With that, Mr. K. collapsed in his chair.

In the silence that followed, our class awkwardly resumed our experiment. But his words stuck with me – and changed the course of my life.

Bruce Kirkby hiking in South Korea and carrying his camera gear

In the decades that followed, I’ve been blessed with the opportunity to criss-cross the globe as a writer, photographer and adventurer on journeys that have taken me from Mount Everest to Arabia, from Africa to the high Arctic. I’ve traversed Iceland by foot, Mongolia by horse, and paddled Greenland’s coast in a sea kayak. Recently, I took my young family on an overland journey from our home in British Columbia to a Himalayan monastery, where we spent three months living with Buddhist lamas.

Bruce Kirkby's family hiking past huge mountains with a horse

I’m often asked for “top travel tips,” and while a multitude of ideas spring to mind – think big, go longer, take less, seek locals, be careful (but not paranoid), plan less (leaving space for serendipity), don’t be afraid to try a new location – the most fundamental piece of travel advice I can share comes from Mr. K.:

Never put off until tomorrow the trip you can launch today.

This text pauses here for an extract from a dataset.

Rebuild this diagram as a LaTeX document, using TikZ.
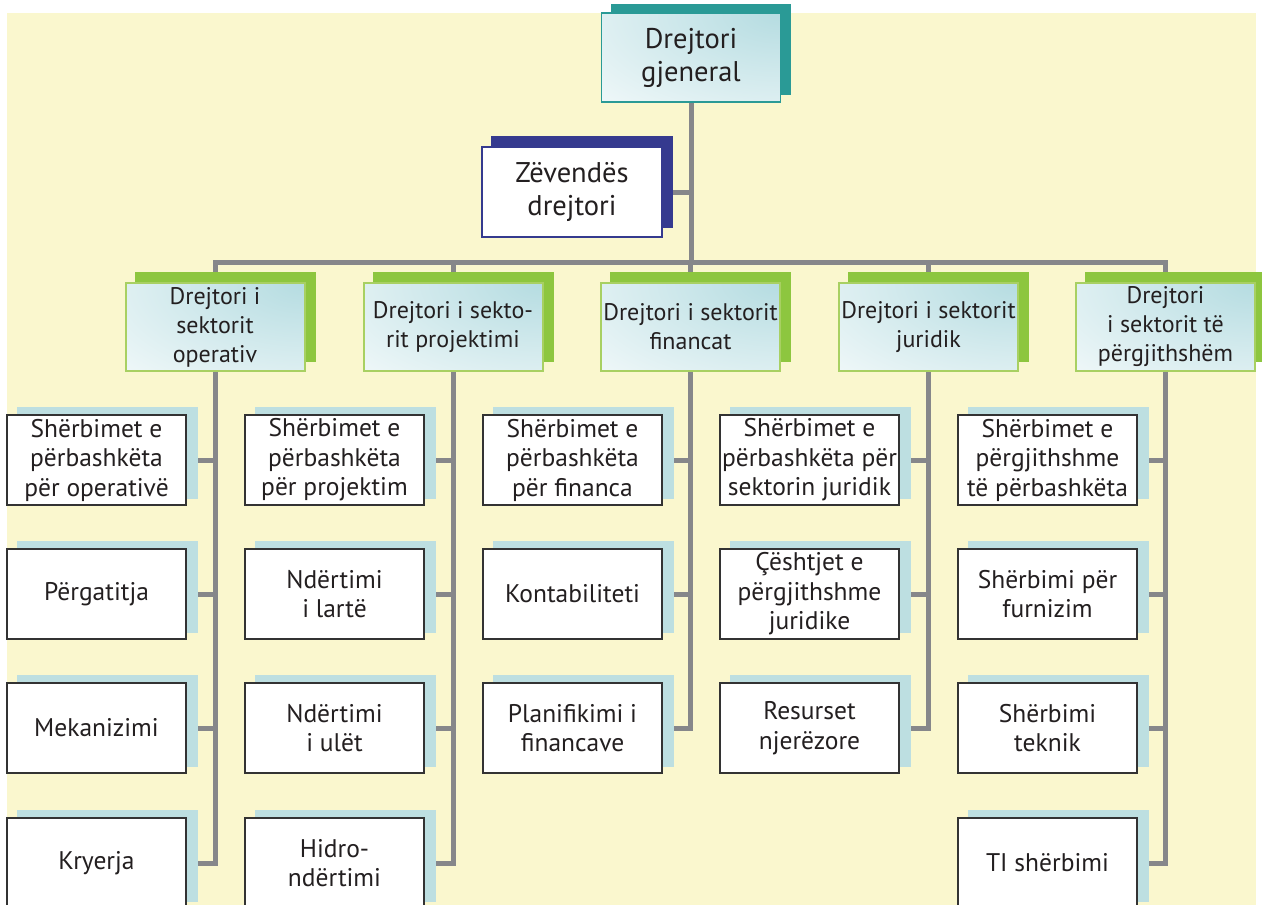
\documentclass[tikz,border=0pt]{standalone}
\usepackage{fontspec}
\setmainfont{PT Sans}
\usetikzlibrary{calc}
\definecolor{paper}{HTML}{FAF7CE}
\definecolor{ink}{HTML}{231F20}
\definecolor{wire}{HTML}{86878A}
\definecolor{teal}{HTML}{2A9A96}
\definecolor{navy}{HTML}{353A8F}
\definecolor{leaf}{HTML}{8DC63F}
\definecolor{leafline}{HTML}{A8D062}
\definecolor{mist}{HTML}{BDDFE1}
\definecolor{glowblue}{HTML}{B5DCE1}
\definecolor{frame}{HTML}{333333}
\pgfdeclarelayer{paperlayer}
\pgfdeclarelayer{wires}
\pgfdeclarelayer{shades}
\pgfsetlayers{paperlayer,wires,shades,main}
\tikzset{
  box/.style={minimum width=179pt, minimum height=89pt, inner sep=0pt,
    align=center, text=ink, font=\fontsize{24}{29}\selectfont},
  bigtext/.style={font=\fontsize{28.5}{33}\selectfont},
  glow/.style={path picture={
      \fill[white] (path picture bounding box.south west) rectangle (path picture bounding box.north east);
      \shade[inner color=glowblue, outer color=white]
        (path picture bounding box.north east) ellipse [x radius=320pt, y radius=165pt];}},
  headbox/.style={box, bigtext, draw=teal, line width=1.5pt, glow},
  deputybox/.style={box, bigtext, draw=navy, line width=1.5pt, fill=white},
  sectorbox/.style={box, minimum height=88pt, draw=leafline, line width=2pt, glow},
  unitbox/.style={box, minimum height=90pt, draw=frame, line width=1.8pt, fill=white,
    font=\fontsize{25.5}{29.5}\selectfont},
  wire/.style={draw=wire, line width=5pt}
}
\begin{document}
\begin{tikzpicture}[x=1pt, y=-1pt]
\useasboundingbox (0,0) rectangle (1262,905);
\clip (0,0) rectangle (1262,905);
\begin{pgfonlayer}{paperlayer}
  \fill[paper] (7,13) rectangle (1256,905);
\end{pgfonlayer}

% top management
\node[headbox] (gen) at (691,57.5) {Drejtori\\gjeneral};
\node[deputybox, minimum width=180pt, minimum height=90pt] (dep) at (572,192) {Zëvendës\\drejtori};

% sector directors
\node[sectorbox] (s1) at (215,327) {Drejtori i\\sektorit\\operativ};
\node[sectorbox] (s2) at (453,327) {Drejtori i sekto-\\rit projektimi};
\node[sectorbox] (s3) at (690.5,327) {Drejtori i sektorit\\financat};
\node[sectorbox] (s4) at (928.5,327) {Drejtori i sektorit\\juridik};
\node[sectorbox] (s5) at (1165.5,327) {Drejtori\\i sektorit të\\përgjithshëm};

% units, operative sector
\node[unitbox] (c11) at (96.5,460) {Shërbimet e\\përbashkëta\\për operativë};
\node[unitbox] (c12) at (96.5,594) {Përgatitja};
\node[unitbox] (c13) at (96.5,728) {Mekanizimi};
\node[unitbox] (c14) at (96.5,863) {Kryerja};
% units, design sector
\node[unitbox] (c21) at (334.5,460) {Shërbimet e\\përbashkëta\\për projektim};
\node[unitbox] (c22) at (334.5,594) {Ndërtimi\\i lartë};
\node[unitbox] (c23) at (334.5,728) {Ndërtimi\\i ulët};
\node[unitbox] (c24) at (334.5,863) {Hidro-\\ndërtimi};
% units, finance sector
\node[unitbox] (c31) at (572.5,460) {Shërbimet e\\përbashkëta\\për financa};
\node[unitbox] (c32) at (572.5,594) {Kontabiliteti};
\node[unitbox] (c33) at (572.5,728) {Planifikimi i\\financave};
% units, legal sector
\node[unitbox] (c41) at (809.5,460) {Shërbimet e\\përbashkëta për\\sektorin juridik};
\node[unitbox] (c42) at (809.5,594) {Çështjet e\\përgjithshme\\juridike};
\node[unitbox] (c43) at (809.5,728) {Resurset\\njerëzore};
% units, general sector
\node[unitbox] (c51) at (1047.5,460) {Shërbimet e\\përgjithshme\\të përbashkëta};
\node[unitbox] (c52) at (1047.5,594) {Shërbimi për\\furnizim};
\node[unitbox] (c53) at (1047.5,728) {Shërbimi\\teknik};
\node[unitbox] (c54) at (1047.5,863) {TI shërbimi};

% offset shadows behind the boxes
\begin{pgfonlayer}{shades}
  \fill[teal] ([xshift=10pt,yshift=8pt]gen.south west) rectangle ([xshift=10pt,yshift=8pt]gen.north east);
  \fill[navy] ([xshift=10pt,yshift=10pt]dep.south west) rectangle ([xshift=10pt,yshift=10pt]dep.north east);
  \foreach \n in {s1,s2,s3,s4,s5}
    \fill[leaf] ([xshift=10pt,yshift=10pt]\n.south west) rectangle ([xshift=10pt,yshift=10pt]\n.north east);
  \foreach \n in {c11,c12,c13,c14,c21,c22,c23,c24,c31,c32,c33,c41,c42,c43,c51,c52,c53,c54}
    \fill[mist] ([xshift=11pt,yshift=7pt]\n.south west) rectangle ([xshift=11pt,yshift=7pt]\n.north east);
\end{pgfonlayer}

% connectors
\begin{pgfonlayer}{wires}
  \coordinate (hub) at (690.5,262);
  \draw[wire] (gen.south) -- (gen.south |- hub);
  \draw[wire] (dep.east) -- (dep.east -| gen.south);
  \draw[wire] (s1.north) |- (s5.north |- hub) -- (s5.north);
  \foreach \n in {s2,s3,s4}
    \draw[wire] (\n.north) -- (\n.north |- hub);
  \draw[wire] (s1.south) |- (c14.east);
  \foreach \n in {c11,c12,c13} \draw[wire] (\n.east) -- (\n.east -| s1.south);
  \draw[wire] (s2.south) |- (c24.east);
  \foreach \n in {c21,c22,c23} \draw[wire] (\n.east) -- (\n.east -| s2.south);
  \draw[wire] (s3.south) |- (c33.east);
  \foreach \n in {c31,c32} \draw[wire] (\n.east) -- (\n.east -| s3.south);
  \draw[wire] (s4.south) |- (c43.east);
  \foreach \n in {c41,c42} \draw[wire] (\n.east) -- (\n.east -| s4.south);
  \draw[wire] (s5.south) |- (c54.east);
  \foreach \n in {c51,c52,c53} \draw[wire] (\n.east) -- (\n.east -| s5.south);
\end{pgfonlayer}
\end{tikzpicture}
\end{document}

Line of camels carrying people in a desert landscape

This is not easy advice to follow, for as life grows busier and time becomes scarcer, travel dreams too often fall prey to the* “as-soon-as”*syndrome: As soon as I pay off the mortgage, top up my RRSP, re-roof the house, or do whatever. Each and every year in Canada, millions upon millions of vacation days go unclaimed. I would encourage you to avoid such delays and hit the road at any and every opportunity.

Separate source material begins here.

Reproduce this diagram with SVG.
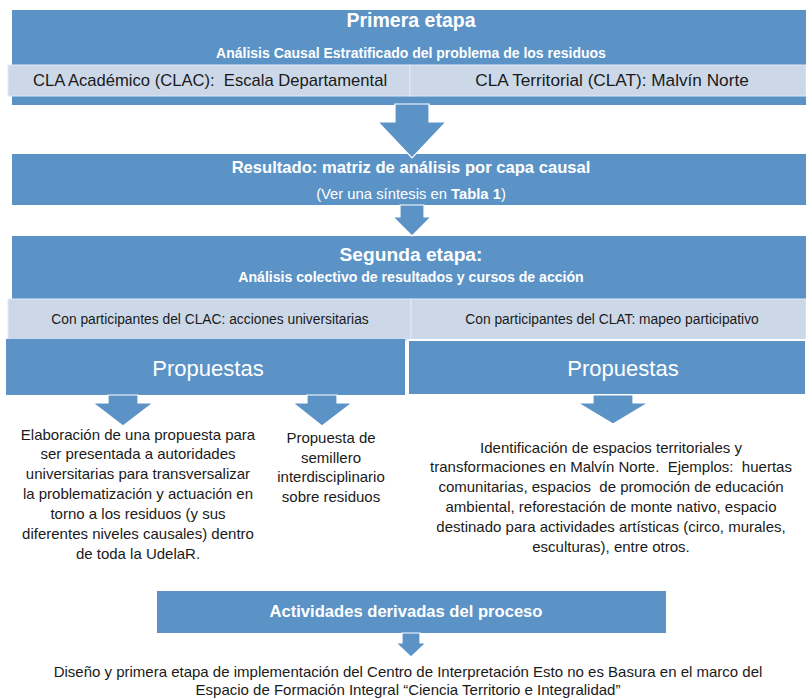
<svg xmlns="http://www.w3.org/2000/svg" width="806" height="698" viewBox="0 0 806 698" xml:space="preserve">
<style>
.blue{fill:#5B93C7}
.strip{fill:#CCD8E8;stroke:#E2E9F3;stroke-width:1}
.arrow{fill:#5B93C7;stroke:#FFFFFF;stroke-width:1.2;stroke-linejoin:miter}
text{font-family:"Liberation Sans",Arial,sans-serif;text-anchor:middle;white-space:pre}
.wb{fill:#FFFFFF;font-weight:bold}
.w{fill:#FFFFFF}
.k{fill:#1A1A1A}
</style>
<rect width="806" height="698" fill="#FFFFFF"/>
<g id="primera-etapa">
<rect class="blue" x="12" y="10" width="794" height="95"/>
<text class="wb" x="411" y="27" font-size="19.5">Primera etapa</text>
<text class="wb" x="411" y="58" font-size="14">Análisis Causal Estratificado del problema de los residuos</text>
</g>
<g id="clac">
<rect class="strip" x="8" y="65" width="402" height="31"/>
<text class="k" x="210" y="86" font-size="16.6">CLA Académico (CLAC):  Escala Departamental</text>
</g>
<g id="clat">
<rect class="strip" x="410" y="65" width="396" height="31"/>
<text class="k" x="612" y="86" font-size="17.2">CLA Territorial (CLAT): Malvín Norte</text>
</g>
<g id="resultado">
<rect class="blue" x="12" y="154" width="794" height="51"/>
<text class="wb" x="411" y="173" font-size="16.6">Resultado: matriz de análisis por capa causal</text>
<text class="w" x="411" y="199" font-size="14.8">(Ver una síntesis en <tspan font-weight="bold">Tabla 1</tspan>)</text>
</g>
<g id="segunda-etapa">
<rect class="blue" x="12" y="236" width="794" height="63"/>
<text class="wb" x="411" y="261" font-size="19.2">Segunda etapa:</text>
<text class="wb" x="411" y="282" font-size="14.1">Análisis colectivo de resultados y cursos de acción</text>
</g>
<g id="clac-acciones">
<rect class="strip" x="8" y="299" width="403" height="42"/>
<text class="k" x="210" y="324" font-size="13.8">Con participantes del CLAC: acciones universitarias</text>
</g>
<g id="clat-mapeo">
<rect class="strip" x="411" y="299" width="395" height="42"/>
<text class="k" x="612" y="324" font-size="13.8">Con participantes del CLAT: mapeo participativo</text>
</g>
<g id="propuestas-clac">
<rect class="blue" x="6" y="339" width="399" height="56"/>
<text class="w" x="208" y="376" font-size="22">Propuestas</text>
</g>
<g id="propuestas-clat">
<rect class="blue" x="408" y="340" width="398" height="55" stroke="#FFFFFF" stroke-width="2"/>
<text class="w" x="623" y="376" font-size="22">Propuestas</text>
</g>
<g id="propuesta-autoridades">
<text class="k" font-size="15"><tspan x="138" y="440">Elaboración de una propuesta para</tspan><tspan x="138" y="459">ser presentada a autoridades</tspan><tspan x="138" y="479">universitarias para transversalizar</tspan><tspan x="138" y="499">la problematización y actuación en</tspan><tspan x="138" y="519">torno a los residuos (y sus</tspan><tspan x="138" y="539">diferentes niveles causales) dentro</tspan><tspan x="138" y="559">de toda la UdelaR.</tspan></text>
</g>
<g id="propuesta-semillero">
<text class="k" font-size="15"><tspan x="331" y="443">Propuesta de</tspan><tspan x="331" y="463">semillero</tspan><tspan x="331" y="482">interdisciplinario</tspan><tspan x="331" y="502">sobre residuos</tspan></text>
</g>
<g id="espacios-territoriales">
<text class="k" font-size="15"><tspan x="611" y="453">Identificación de espacios territoriales y</tspan><tspan x="611" y="472">transformaciones en Malvín Norte.  Ejemplos:  huertas</tspan><tspan x="611" y="492">comunitarias, espacios  de promoción de educación</tspan><tspan x="611" y="512">ambiental, reforestación de monte nativo, espacio</tspan><tspan x="611" y="532">destinado para actividades artísticas (circo, murales,</tspan><tspan x="611" y="552">esculturas), entre otros.</tspan></text>
</g>
<g id="actividades">
<rect class="blue" x="157" y="591" width="509" height="42"/>
<text class="wb" x="406" y="617" font-size="16.6">Actividades derivadas del proceso</text>
</g>
<g id="diseno">
<text class="k" font-size="15"><tspan x="408" y="677">Diseño y primera etapa de implementación del Centro de Interpretación Esto no es Basura en el marco del</tspan><tspan x="408" y="695">Espacio de Formación Integral “Ciencia Territorio e Integralidad”</tspan></text>
</g>
<g id="connectors">
<polygon class="arrow" points="395,104 429,104 429,122 446,122 412,158 378,122 395,122"/>
<polygon class="arrow" points="400,205 424,205 424,217 431,217 412,236 393,217 400,217"/>
<polygon class="arrow" points="108,395 138,395 138,403 153,403 123,426 93,403 108,403"/>
<polygon class="arrow" points="307,395 337,395 337,403 352,403 322,426 293,403 307,403"/>
<polygon class="arrow" points="593,395 633,395 633,403 648,403 613,424 578,403 593,403"/>
<polygon class="arrow" points="402,633 420,633 420,643 426,643 411,657 396,643 402,643"/>
</g>
</svg>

Bruce Kirkby climbing a steep mountain cliff with the ocean below

I trust in travel as an elemental force for good; a boundless source of hope and possibility. Whether wandering through rainforests, up crystalline peaks, or into unfamiliar nooks in our own backyard, travel reminds us of the vast, complex and richly diverse nature of our small planet. Along the way, we cultivate friendships and understanding for strangers with backgrounds, histories and beliefs different than our own – reaffirming humanity’s essential sameness.

Of course, life on the road is not always easy. With its randomness and unpredictability, travel demands a grit too often missing in our modern lives. But this is a good thing, and as our possessions are pared to the essentials, we live more simply and, in the eternal words of Proust, come to see the world with new eyes.

Bruce Kirkby's sons making fun faces with crackers covering their eyes

As Pico Iyer eloquently writes, “We travel, initially, to lose ourselves; and we travel, next, to find ourselves. We travel to open our hearts and eyes and learn more about the world than our newspapers will accommodate… And we travel, in essence, to become young fools again – to slow time down and get taken in, and fall in love once more.”

Hiker in Iceland looking at a beautiful waterfall

In this way, the whole magical process brings us back to Mr. K. and his simple maxim: No matter what travel you dream of – an African safari, climbing Kilimanjaro or trekking to Everest Base Camp – don’t wait until it’s too late. Rather, start planning today. Put pennies aside. Book tickets. Mark the calendar. There are only so many tomorrows. Go now.